ITEXPO is just getting started, so if you’d like to join us, get registered online, or just head on over to the Miami Beach Convention Center (registration is in Hall B).
As for Sonus, it recently announced some enhancements to its SBC 1000 and SBC 2000 solutions, explained David Sauerhaft, director of product line management at the company. The enhancements address management features, including tweaks to the REST interface for easier provisioning to simplify deployments.
The solution is integrated with the Microsoft (News - Alert) Lync QoE server, which enables it to collect information on the trunk side of the SBC and report that to the Microsoft QoE server, Sauerhaft explained. As a result, the user now gets a complete picture of the quality of the SIP trunk, and the system feeds that to the QoE server, which looks at jitter, delay, R-value (which is similar to a MoS score), and packet loss. As a result, users can carry out easier troubleshooting, and if they’re building out a Microsoft environment that ties in other applications, they can do quality control on those apps as well.

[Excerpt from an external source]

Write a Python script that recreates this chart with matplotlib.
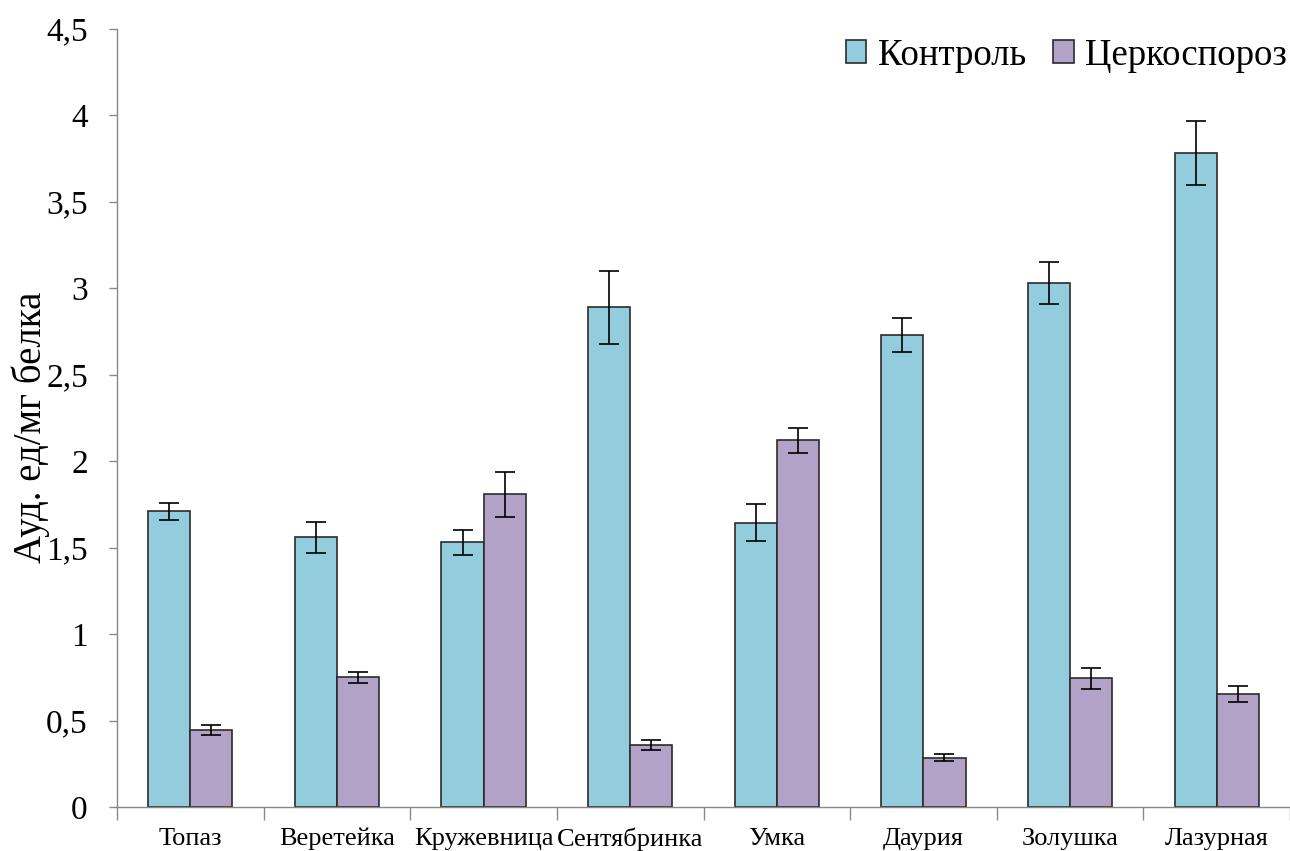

In other recent news from Sonus, the company in November introduced a software edition of its SBC running on VMware. You may also remember that Sonus recently announced plans to acquire DIAMETER solution provider Performance Technologies (News - Alert) Inc. However, because that deal has not yet closed, Sauerhaft was unable to discuss that development.
Nevertheless, Sauerhaft said that Sonus is now the largest independent SBC provider and is providing the infrastructure to enable real-time communications in the cloud environment.
“That means routing, it means enabling disparate systems to communicate with each other, and finally it’s a security element as well,” he said. “That points to the direction we’re headed in the future.”